▶ [Work to be completed]: Copy nothing but the text: reproduce each line of the listing exactly and leave the pictures out.

▶ [Provided material]:
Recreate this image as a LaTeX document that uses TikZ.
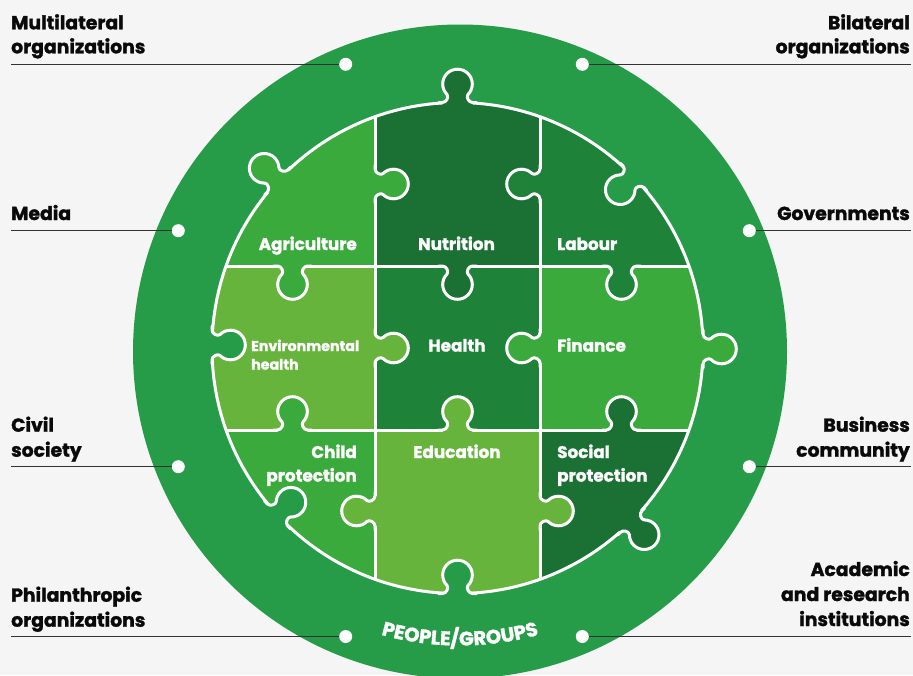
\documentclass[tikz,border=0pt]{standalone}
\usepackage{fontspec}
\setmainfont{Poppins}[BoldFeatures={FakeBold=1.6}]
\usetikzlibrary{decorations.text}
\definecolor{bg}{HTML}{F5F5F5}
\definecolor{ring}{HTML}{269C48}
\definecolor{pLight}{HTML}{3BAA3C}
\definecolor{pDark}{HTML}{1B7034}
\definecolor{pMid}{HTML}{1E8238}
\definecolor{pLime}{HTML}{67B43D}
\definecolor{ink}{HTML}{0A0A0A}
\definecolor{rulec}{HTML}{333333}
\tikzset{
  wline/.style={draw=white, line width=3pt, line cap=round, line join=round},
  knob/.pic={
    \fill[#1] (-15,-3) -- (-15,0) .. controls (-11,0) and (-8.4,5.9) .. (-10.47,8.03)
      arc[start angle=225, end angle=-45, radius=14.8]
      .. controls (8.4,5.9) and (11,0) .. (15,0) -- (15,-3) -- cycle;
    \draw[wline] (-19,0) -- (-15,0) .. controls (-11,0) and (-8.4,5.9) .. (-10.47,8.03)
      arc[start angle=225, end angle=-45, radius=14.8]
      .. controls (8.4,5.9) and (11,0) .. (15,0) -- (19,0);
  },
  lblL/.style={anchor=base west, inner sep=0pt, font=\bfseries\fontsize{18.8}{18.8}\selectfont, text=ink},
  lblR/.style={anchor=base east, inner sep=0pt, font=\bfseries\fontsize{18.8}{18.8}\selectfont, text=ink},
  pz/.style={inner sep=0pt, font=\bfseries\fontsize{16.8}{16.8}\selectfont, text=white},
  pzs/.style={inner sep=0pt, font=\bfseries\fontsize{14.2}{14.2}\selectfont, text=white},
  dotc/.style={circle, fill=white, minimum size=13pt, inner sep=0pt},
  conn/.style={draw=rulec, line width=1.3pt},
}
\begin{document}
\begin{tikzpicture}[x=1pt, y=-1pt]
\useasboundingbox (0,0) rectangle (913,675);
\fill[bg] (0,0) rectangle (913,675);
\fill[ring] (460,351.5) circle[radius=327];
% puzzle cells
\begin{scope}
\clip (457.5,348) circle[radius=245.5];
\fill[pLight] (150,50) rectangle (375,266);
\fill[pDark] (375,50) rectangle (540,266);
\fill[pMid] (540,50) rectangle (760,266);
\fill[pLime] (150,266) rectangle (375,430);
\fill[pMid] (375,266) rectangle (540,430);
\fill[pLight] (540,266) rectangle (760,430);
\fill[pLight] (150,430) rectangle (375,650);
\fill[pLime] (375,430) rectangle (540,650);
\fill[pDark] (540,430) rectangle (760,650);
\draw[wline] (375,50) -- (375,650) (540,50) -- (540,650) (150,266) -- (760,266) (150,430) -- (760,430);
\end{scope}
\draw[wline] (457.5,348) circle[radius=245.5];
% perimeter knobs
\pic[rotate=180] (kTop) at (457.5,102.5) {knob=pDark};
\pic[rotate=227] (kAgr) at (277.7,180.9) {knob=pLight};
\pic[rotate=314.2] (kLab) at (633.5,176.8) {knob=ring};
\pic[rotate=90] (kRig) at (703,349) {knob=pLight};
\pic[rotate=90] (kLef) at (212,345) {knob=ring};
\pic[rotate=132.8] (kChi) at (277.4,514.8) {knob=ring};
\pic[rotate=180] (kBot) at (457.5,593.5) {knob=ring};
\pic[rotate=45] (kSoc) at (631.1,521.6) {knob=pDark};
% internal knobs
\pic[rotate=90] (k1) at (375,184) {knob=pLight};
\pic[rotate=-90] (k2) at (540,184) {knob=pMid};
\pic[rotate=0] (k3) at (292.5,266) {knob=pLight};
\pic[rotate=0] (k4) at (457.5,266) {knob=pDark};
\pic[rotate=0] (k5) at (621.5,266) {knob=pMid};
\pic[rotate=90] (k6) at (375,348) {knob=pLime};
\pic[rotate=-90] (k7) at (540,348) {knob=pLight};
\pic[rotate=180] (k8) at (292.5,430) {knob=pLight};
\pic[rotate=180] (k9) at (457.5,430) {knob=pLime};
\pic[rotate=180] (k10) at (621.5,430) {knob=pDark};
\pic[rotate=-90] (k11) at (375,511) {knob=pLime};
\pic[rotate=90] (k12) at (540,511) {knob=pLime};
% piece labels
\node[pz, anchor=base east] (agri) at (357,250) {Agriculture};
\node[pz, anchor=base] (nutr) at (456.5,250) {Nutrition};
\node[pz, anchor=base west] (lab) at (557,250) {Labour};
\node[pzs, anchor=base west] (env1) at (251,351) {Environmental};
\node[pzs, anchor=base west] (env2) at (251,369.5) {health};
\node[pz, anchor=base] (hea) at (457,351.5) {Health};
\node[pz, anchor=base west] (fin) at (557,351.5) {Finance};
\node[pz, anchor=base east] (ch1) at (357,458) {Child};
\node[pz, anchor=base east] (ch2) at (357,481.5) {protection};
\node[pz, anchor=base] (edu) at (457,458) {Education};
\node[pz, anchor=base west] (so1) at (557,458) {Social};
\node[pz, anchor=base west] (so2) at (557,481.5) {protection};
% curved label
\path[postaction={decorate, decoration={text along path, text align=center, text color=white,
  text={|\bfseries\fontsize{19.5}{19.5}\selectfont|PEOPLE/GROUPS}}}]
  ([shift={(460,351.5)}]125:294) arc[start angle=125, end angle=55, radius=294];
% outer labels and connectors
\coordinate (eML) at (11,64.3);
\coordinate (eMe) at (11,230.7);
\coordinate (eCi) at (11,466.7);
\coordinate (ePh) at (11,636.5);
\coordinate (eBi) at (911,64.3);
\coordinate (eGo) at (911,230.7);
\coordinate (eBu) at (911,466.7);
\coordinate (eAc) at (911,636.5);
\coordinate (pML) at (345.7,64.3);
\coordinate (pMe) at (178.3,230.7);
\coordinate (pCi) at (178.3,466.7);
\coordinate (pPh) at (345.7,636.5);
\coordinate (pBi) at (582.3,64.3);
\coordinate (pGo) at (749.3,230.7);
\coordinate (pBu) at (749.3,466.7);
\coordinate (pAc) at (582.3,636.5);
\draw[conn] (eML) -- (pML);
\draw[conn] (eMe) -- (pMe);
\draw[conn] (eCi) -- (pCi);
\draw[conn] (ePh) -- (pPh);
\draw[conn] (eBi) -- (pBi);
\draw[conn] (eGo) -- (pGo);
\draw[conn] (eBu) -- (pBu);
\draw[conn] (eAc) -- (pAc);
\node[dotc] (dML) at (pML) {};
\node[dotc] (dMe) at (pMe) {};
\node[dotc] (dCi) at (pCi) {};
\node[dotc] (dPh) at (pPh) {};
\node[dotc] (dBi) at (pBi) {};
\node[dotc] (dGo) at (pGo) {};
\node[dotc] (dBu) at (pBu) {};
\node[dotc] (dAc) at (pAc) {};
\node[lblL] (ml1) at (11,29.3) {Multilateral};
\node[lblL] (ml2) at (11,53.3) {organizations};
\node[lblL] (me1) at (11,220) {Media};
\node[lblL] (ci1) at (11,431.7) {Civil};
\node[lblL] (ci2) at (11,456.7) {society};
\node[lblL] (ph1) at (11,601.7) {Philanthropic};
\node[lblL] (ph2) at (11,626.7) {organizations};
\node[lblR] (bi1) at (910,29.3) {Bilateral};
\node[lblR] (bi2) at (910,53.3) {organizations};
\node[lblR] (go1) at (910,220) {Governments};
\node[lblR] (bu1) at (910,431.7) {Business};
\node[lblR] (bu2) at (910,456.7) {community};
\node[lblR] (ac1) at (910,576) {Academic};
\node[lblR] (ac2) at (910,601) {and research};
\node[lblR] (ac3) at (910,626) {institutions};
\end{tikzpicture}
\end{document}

▶ [The response]:
Recreate this image as a LaTeX document that uses TikZ.
\documentclass[tikz,border=0pt]{standalone}
\usepackage{fontspec}
\setmainfont{Poppins}[BoldFeatures={FakeBold=1.6}]
\usetikzlibrary{decorations.text}
\definecolor{bg}{HTML}{F5F5F5}
\definecolor{ring}{HTML}{269C48}
\definecolor{pLight}{HTML}{3BAA3C}
\definecolor{pDark}{HTML}{1B7034}
\definecolor{pMid}{HTML}{1E8238}
\definecolor{pLime}{HTML}{67B43D}
\definecolor{ink}{HTML}{0A0A0A}
\definecolor{rulec}{HTML}{333333}
\tikzset{
  wline/.style={draw=white, line width=3pt, line cap=round, line join=round},
  knob/.pic={
    \fill[#1] (-15,-3) -- (-15,0) .. controls (-11,0) and (-8.4,5.9) .. (-10.47,8.03)
      arc[start angle=225, end angle=-45, radius=14.8]
      .. controls (8.4,5.9) and (11,0) .. (15,0) -- (15,-3) -- cycle;
    \draw[wline] (-19,0) -- (-15,0) .. controls (-11,0) and (-8.4,5.9) .. (-10.47,8.03)
      arc[start angle=225, end angle=-45, radius=14.8]
      .. controls (8.4,5.9) and (11,0) .. (15,0) -- (19,0);
  },
  lblL/.style={anchor=base west, inner sep=0pt, font=\bfseries\fontsize{18.8}{18.8}\selectfont, text=ink},
  lblR/.style={anchor=base east, inner sep=0pt, font=\bfseries\fontsize{18.8}{18.8}\selectfont, text=ink},
  pz/.style={inner sep=0pt, font=\bfseries\fontsize{16.8}{16.8}\selectfont, text=white},
  pzs/.style={inner sep=0pt, font=\bfseries\fontsize{14.2}{14.2}\selectfont, text=white},
  dotc/.style={circle, fill=white, minimum size=13pt, inner sep=0pt},
  conn/.style={draw=rulec, line width=1.3pt},
}
\begin{document}
\begin{tikzpicture}[x=1pt, y=-1pt]
\useasboundingbox (0,0) rectangle (913,675);
\fill[bg] (0,0) rectangle (913,675);
\fill[ring] (460,351.5) circle[radius=327];
% puzzle cells
\begin{scope}
\clip (457.5,348) circle[radius=245.5];
\fill[pLight] (150,50) rectangle (375,266);
\fill[pDark] (375,50) rectangle (540,266);
\fill[pMid] (540,50) rectangle (760,266);
\fill[pLime] (150,266) rectangle (375,430);
\fill[pMid] (375,266) rectangle (540,430);
\fill[pLight] (540,266) rectangle (760,430);
\fill[pLight] (150,430) rectangle (375,650);
\fill[pLime] (375,430) rectangle (540,650);
\fill[pDark] (540,430) rectangle (760,650);
\draw[wline] (375,50) -- (375,650) (540,50) -- (540,650) (150,266) -- (760,266) (150,430) -- (760,430);
\end{scope}
\draw[wline] (457.5,348) circle[radius=245.5];
% perimeter knobs
\pic[rotate=180] (kTop) at (457.5,102.5) {knob=pDark};
\pic[rotate=227] (kAgr) at (277.7,180.9) {knob=pLight};
\pic[rotate=314.2] (kLab) at (633.5,176.8) {knob=ring};
\pic[rotate=90] (kRig) at (703,349) {knob=pLight};
\pic[rotate=90] (kLef) at (212,345) {knob=ring};
\pic[rotate=132.8] (kChi) at (277.4,514.8) {knob=ring};
\pic[rotate=180] (kBot) at (457.5,593.5) {knob=ring};
\pic[rotate=45] (kSoc) at (631.1,521.6) {knob=pDark};
% internal knobs
\pic[rotate=90] (k1) at (375,184) {knob=pLight};
\pic[rotate=-90] (k2) at (540,184) {knob=pMid};
\pic[rotate=0] (k3) at (292.5,266) {knob=pLight};
\pic[rotate=0] (k4) at (457.5,266) {knob=pDark};
\pic[rotate=0] (k5) at (621.5,266) {knob=pMid};
\pic[rotate=90] (k6) at (375,348) {knob=pLime};
\pic[rotate=-90] (k7) at (540,348) {knob=pLight};
\pic[rotate=180] (k8) at (292.5,430) {knob=pLight};
\pic[rotate=180] (k9) at (457.5,430) {knob=pLime};
\pic[rotate=180] (k10) at (621.5,430) {knob=pDark};
\pic[rotate=-90] (k11) at (375,511) {knob=pLime};
\pic[rotate=90] (k12) at (540,511) {knob=pLime};
% piece labels
\node[pz, anchor=base east] (agri) at (357,250) {Agriculture};
\node[pz, anchor=base] (nutr) at (456.5,250) {Nutrition};
\node[pz, anchor=base west] (lab) at (557,250) {Labour};
\node[pzs, anchor=base west] (env1) at (251,351) {Environmental};
\node[pzs, anchor=base west] (env2) at (251,369.5) {health};
\node[pz, anchor=base] (hea) at (457,351.5) {Health};
\node[pz, anchor=base west] (fin) at (557,351.5) {Finance};
\node[pz, anchor=base east] (ch1) at (357,458) {Child};
\node[pz, anchor=base east] (ch2) at (357,481.5) {protection};
\node[pz, anchor=base] (edu) at (457,458) {Education};
\node[pz, anchor=base west] (so1) at (557,458) {Social};
\node[pz, anchor=base west] (so2) at (557,481.5) {protection};
% curved label
\path[postaction={decorate, decoration={text along path, text align=center, text color=white,
  text={|\bfseries\fontsize{19.5}{19.5}\selectfont|PEOPLE/GROUPS}}}]
  ([shift={(460,351.5)}]125:294) arc[start angle=125, end angle=55, radius=294];
% outer labels and connectors
\coordinate (eML) at (11,64.3);
\coordinate (eMe) at (11,230.7);
\coordinate (eCi) at (11,466.7);
\coordinate (ePh) at (11,636.5);
\coordinate (eBi) at (911,64.3);
\coordinate (eGo) at (911,230.7);
\coordinate (eBu) at (911,466.7);
\coordinate (eAc) at (911,636.5);
\coordinate (pML) at (345.7,64.3);
\coordinate (pMe) at (178.3,230.7);
\coordinate (pCi) at (178.3,466.7);
\coordinate (pPh) at (345.7,636.5);
\coordinate (pBi) at (582.3,64.3);
\coordinate (pGo) at (749.3,230.7);
\coordinate (pBu) at (749.3,466.7);
\coordinate (pAc) at (582.3,636.5);
\draw[conn] (eML) -- (pML);
\draw[conn] (eMe) -- (pMe);
\draw[conn] (eCi) -- (pCi);
\draw[conn] (ePh) -- (pPh);
\draw[conn] (eBi) -- (pBi);
\draw[conn] (eGo) -- (pGo);
\draw[conn] (eBu) -- (pBu);
\draw[conn] (eAc) -- (pAc);
\node[dotc] (dML) at (pML) {};
\node[dotc] (dMe) at (pMe) {};
\node[dotc] (dCi) at (pCi) {};
\node[dotc] (dPh) at (pPh) {};
\node[dotc] (dBi) at (pBi) {};
\node[dotc] (dGo) at (pGo) {};
\node[dotc] (dBu) at (pBu) {};
\node[dotc] (dAc) at (pAc) {};
\node[lblL] (ml1) at (11,29.3) {Multilateral};
\node[lblL] (ml2) at (11,53.3) {organizations};
\node[lblL] (me1) at (11,220) {Media};
\node[lblL] (ci1) at (11,431.7) {Civil};
\node[lblL] (ci2) at (11,456.7) {society};
\node[lblL] (ph1) at (11,601.7) {Philanthropic};
\node[lblL] (ph2) at (11,626.7) {organizations};
\node[lblR] (bi1) at (910,29.3) {Bilateral};
\node[lblR] (bi2) at (910,53.3) {organizations};
\node[lblR] (go1) at (910,220) {Governments};
\node[lblR] (bu1) at (910,431.7) {Business};
\node[lblR] (bu2) at (910,456.7) {community};
\node[lblR] (ac1) at (910,576) {Academic};
\node[lblR] (ac2) at (910,601) {and research};
\node[lblR] (ac3) at (910,626) {institutions};
\end{tikzpicture}
\end{document}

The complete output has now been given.